> [Exercise]
Give an exact copy of every line, leaving images out.

> [Exercise inputs]
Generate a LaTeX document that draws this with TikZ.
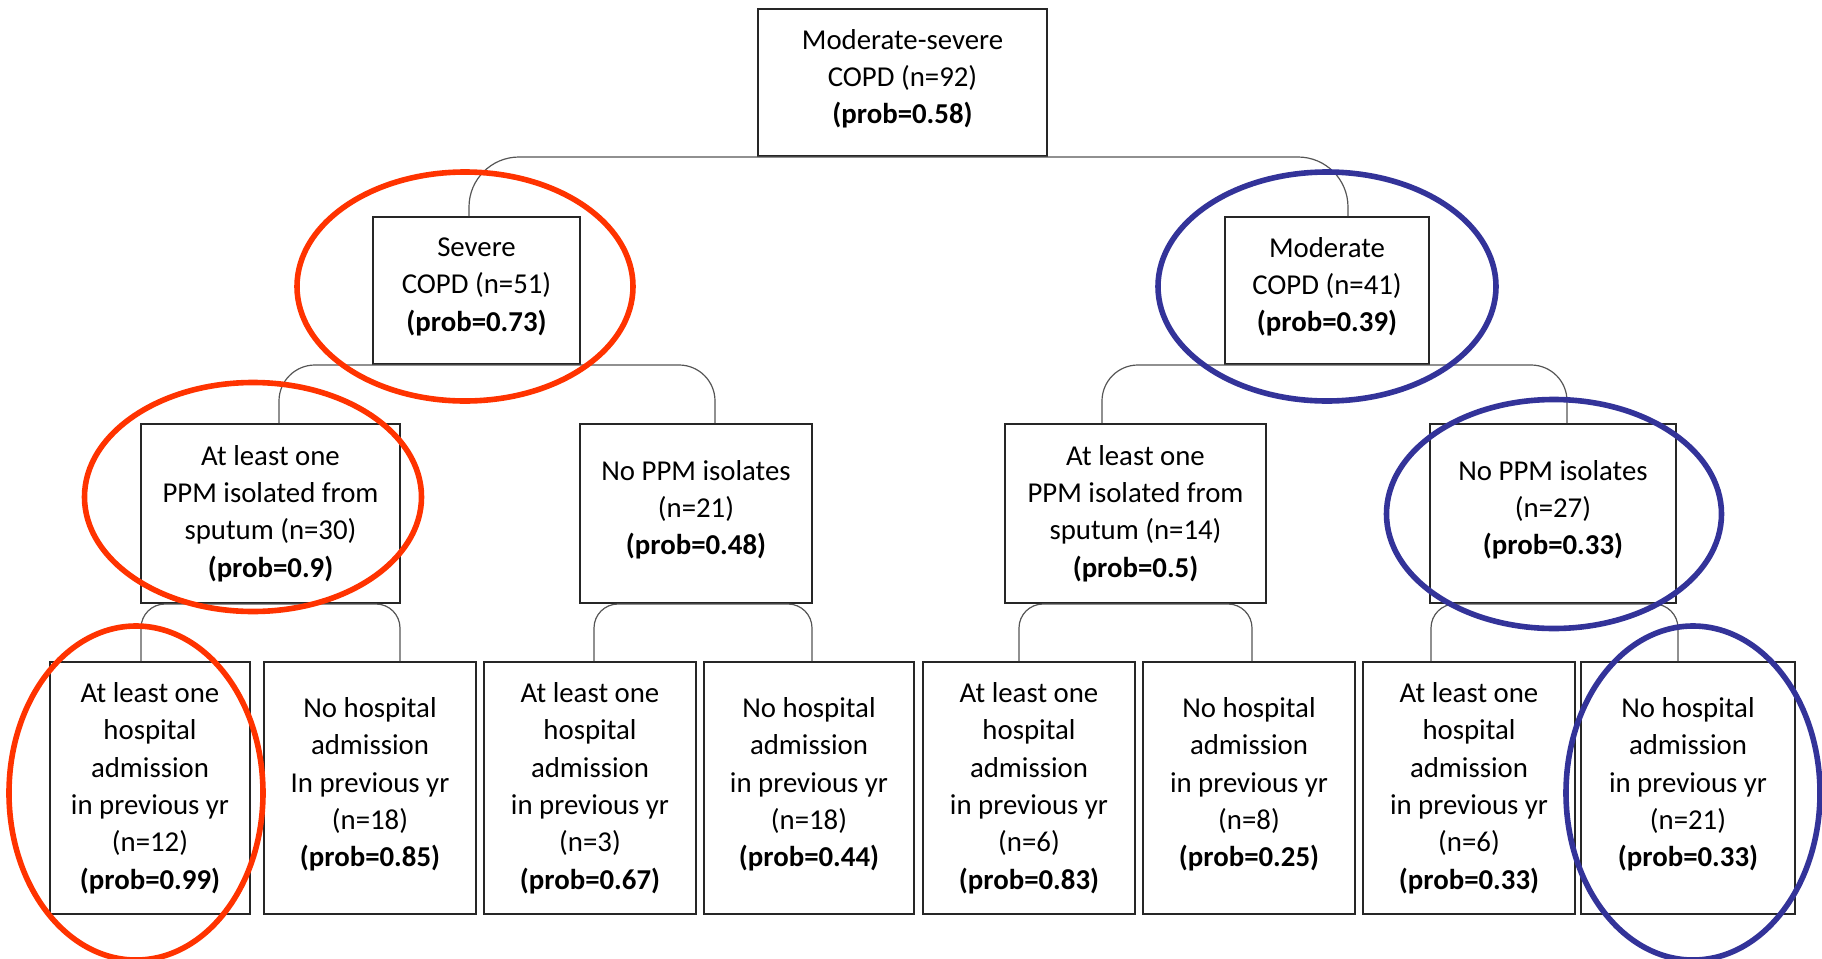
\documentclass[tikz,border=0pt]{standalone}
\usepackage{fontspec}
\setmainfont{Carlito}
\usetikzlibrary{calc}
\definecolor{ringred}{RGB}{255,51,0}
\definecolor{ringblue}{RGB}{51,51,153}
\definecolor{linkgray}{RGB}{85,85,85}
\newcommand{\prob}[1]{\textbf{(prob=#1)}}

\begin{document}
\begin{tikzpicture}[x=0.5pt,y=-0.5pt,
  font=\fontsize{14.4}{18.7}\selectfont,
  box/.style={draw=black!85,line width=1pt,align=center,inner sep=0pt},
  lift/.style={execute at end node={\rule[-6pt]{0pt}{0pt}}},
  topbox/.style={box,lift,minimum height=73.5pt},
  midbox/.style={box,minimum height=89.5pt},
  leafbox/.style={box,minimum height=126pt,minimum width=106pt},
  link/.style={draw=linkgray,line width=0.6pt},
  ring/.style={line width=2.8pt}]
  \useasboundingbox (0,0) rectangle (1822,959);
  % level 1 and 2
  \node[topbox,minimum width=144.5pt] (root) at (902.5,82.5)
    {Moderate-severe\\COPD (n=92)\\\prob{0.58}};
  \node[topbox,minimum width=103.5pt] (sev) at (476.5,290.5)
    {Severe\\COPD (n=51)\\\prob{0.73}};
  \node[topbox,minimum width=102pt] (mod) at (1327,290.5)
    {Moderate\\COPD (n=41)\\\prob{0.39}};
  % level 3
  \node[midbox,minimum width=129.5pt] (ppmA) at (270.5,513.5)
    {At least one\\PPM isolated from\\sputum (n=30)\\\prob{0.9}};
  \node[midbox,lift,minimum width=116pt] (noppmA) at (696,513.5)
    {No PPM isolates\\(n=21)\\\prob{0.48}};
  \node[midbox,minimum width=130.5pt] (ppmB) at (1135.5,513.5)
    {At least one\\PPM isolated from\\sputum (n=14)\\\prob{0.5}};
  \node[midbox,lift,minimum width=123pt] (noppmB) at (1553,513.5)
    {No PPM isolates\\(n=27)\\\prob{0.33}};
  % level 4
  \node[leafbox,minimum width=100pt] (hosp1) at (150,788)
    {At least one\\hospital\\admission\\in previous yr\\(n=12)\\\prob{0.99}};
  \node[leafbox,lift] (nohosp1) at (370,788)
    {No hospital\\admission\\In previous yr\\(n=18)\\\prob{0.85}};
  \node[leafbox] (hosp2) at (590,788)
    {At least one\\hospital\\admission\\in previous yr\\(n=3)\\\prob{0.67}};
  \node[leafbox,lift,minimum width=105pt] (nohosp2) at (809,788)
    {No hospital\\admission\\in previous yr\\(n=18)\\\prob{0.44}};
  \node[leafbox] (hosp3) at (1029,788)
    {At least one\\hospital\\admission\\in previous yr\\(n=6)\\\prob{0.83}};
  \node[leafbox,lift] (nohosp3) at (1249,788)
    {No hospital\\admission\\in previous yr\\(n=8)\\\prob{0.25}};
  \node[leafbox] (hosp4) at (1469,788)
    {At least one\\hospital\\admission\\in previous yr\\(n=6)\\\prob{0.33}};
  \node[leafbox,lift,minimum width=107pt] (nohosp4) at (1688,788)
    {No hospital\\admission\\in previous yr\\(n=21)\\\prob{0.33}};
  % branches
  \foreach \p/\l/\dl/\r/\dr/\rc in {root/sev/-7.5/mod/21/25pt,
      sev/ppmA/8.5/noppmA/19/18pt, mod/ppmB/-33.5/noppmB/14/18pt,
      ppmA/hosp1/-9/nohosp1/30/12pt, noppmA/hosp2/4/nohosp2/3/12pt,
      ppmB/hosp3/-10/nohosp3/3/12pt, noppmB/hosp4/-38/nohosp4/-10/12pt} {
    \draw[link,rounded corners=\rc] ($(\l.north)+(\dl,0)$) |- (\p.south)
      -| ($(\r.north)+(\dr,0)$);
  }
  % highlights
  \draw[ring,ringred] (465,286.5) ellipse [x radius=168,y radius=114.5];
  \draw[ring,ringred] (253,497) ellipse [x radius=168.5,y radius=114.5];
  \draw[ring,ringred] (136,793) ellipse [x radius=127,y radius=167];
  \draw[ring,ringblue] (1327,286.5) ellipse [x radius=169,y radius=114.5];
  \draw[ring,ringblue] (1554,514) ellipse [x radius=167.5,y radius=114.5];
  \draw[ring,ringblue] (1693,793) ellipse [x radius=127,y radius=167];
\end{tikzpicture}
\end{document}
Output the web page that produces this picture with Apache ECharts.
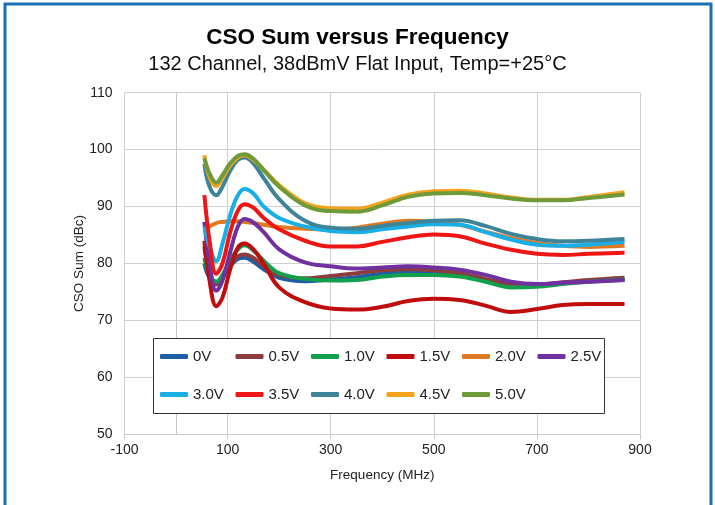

> [Output for this task]
Generate a LaTeX document that draws this with TikZ.
\documentclass[tikz,border=0pt]{standalone}
\usepackage{fontspec}
\setmainfont{Carlito}
\usetikzlibrary{calc}
\definecolor{ringred}{RGB}{255,51,0}
\definecolor{ringblue}{RGB}{51,51,153}
\definecolor{linkgray}{RGB}{85,85,85}
\newcommand{\prob}[1]{\textbf{(prob=#1)}}

\begin{document}
\begin{tikzpicture}[x=0.5pt,y=-0.5pt,
  font=\fontsize{14.4}{18.7}\selectfont,
  box/.style={draw=black!85,line width=1pt,align=center,inner sep=0pt},
  lift/.style={execute at end node={\rule[-6pt]{0pt}{0pt}}},
  topbox/.style={box,lift,minimum height=73.5pt},
  midbox/.style={box,minimum height=89.5pt},
  leafbox/.style={box,minimum height=126pt,minimum width=106pt},
  link/.style={draw=linkgray,line width=0.6pt},
  ring/.style={line width=2.8pt}]
  \useasboundingbox (0,0) rectangle (1822,959);
  % level 1 and 2
  \node[topbox,minimum width=144.5pt] (root) at (902.5,82.5)
    {Moderate-severe\\COPD (n=92)\\\prob{0.58}};
  \node[topbox,minimum width=103.5pt] (sev) at (476.5,290.5)
    {Severe\\COPD (n=51)\\\prob{0.73}};
  \node[topbox,minimum width=102pt] (mod) at (1327,290.5)
    {Moderate\\COPD (n=41)\\\prob{0.39}};
  % level 3
  \node[midbox,minimum width=129.5pt] (ppmA) at (270.5,513.5)
    {At least one\\PPM isolated from\\sputum (n=30)\\\prob{0.9}};
  \node[midbox,lift,minimum width=116pt] (noppmA) at (696,513.5)
    {No PPM isolates\\(n=21)\\\prob{0.48}};
  \node[midbox,minimum width=130.5pt] (ppmB) at (1135.5,513.5)
    {At least one\\PPM isolated from\\sputum (n=14)\\\prob{0.5}};
  \node[midbox,lift,minimum width=123pt] (noppmB) at (1553,513.5)
    {No PPM isolates\\(n=27)\\\prob{0.33}};
  % level 4
  \node[leafbox,minimum width=100pt] (hosp1) at (150,788)
    {At least one\\hospital\\admission\\in previous yr\\(n=12)\\\prob{0.99}};
  \node[leafbox,lift] (nohosp1) at (370,788)
    {No hospital\\admission\\In previous yr\\(n=18)\\\prob{0.85}};
  \node[leafbox] (hosp2) at (590,788)
    {At least one\\hospital\\admission\\in previous yr\\(n=3)\\\prob{0.67}};
  \node[leafbox,lift,minimum width=105pt] (nohosp2) at (809,788)
    {No hospital\\admission\\in previous yr\\(n=18)\\\prob{0.44}};
  \node[leafbox] (hosp3) at (1029,788)
    {At least one\\hospital\\admission\\in previous yr\\(n=6)\\\prob{0.83}};
  \node[leafbox,lift] (nohosp3) at (1249,788)
    {No hospital\\admission\\in previous yr\\(n=8)\\\prob{0.25}};
  \node[leafbox] (hosp4) at (1469,788)
    {At least one\\hospital\\admission\\in previous yr\\(n=6)\\\prob{0.33}};
  \node[leafbox,lift,minimum width=107pt] (nohosp4) at (1688,788)
    {No hospital\\admission\\in previous yr\\(n=21)\\\prob{0.33}};
  % branches
  \foreach \p/\l/\dl/\r/\dr/\rc in {root/sev/-7.5/mod/21/25pt,
      sev/ppmA/8.5/noppmA/19/18pt, mod/ppmB/-33.5/noppmB/14/18pt,
      ppmA/hosp1/-9/nohosp1/30/12pt, noppmA/hosp2/4/nohosp2/3/12pt,
      ppmB/hosp3/-10/nohosp3/3/12pt, noppmB/hosp4/-38/nohosp4/-10/12pt} {
    \draw[link,rounded corners=\rc] ($(\l.north)+(\dl,0)$) |- (\p.south)
      -| ($(\r.north)+(\dr,0)$);
  }
  % highlights
  \draw[ring,ringred] (465,286.5) ellipse [x radius=168,y radius=114.5];
  \draw[ring,ringred] (253,497) ellipse [x radius=168.5,y radius=114.5];
  \draw[ring,ringred] (136,793) ellipse [x radius=127,y radius=167];
  \draw[ring,ringblue] (1327,286.5) ellipse [x radius=169,y radius=114.5];
  \draw[ring,ringblue] (1554,514) ellipse [x radius=167.5,y radius=114.5];
  \draw[ring,ringblue] (1693,793) ellipse [x radius=127,y radius=167];
\end{tikzpicture}
\end{document}
Output the web page that produces this picture with Apache ECharts.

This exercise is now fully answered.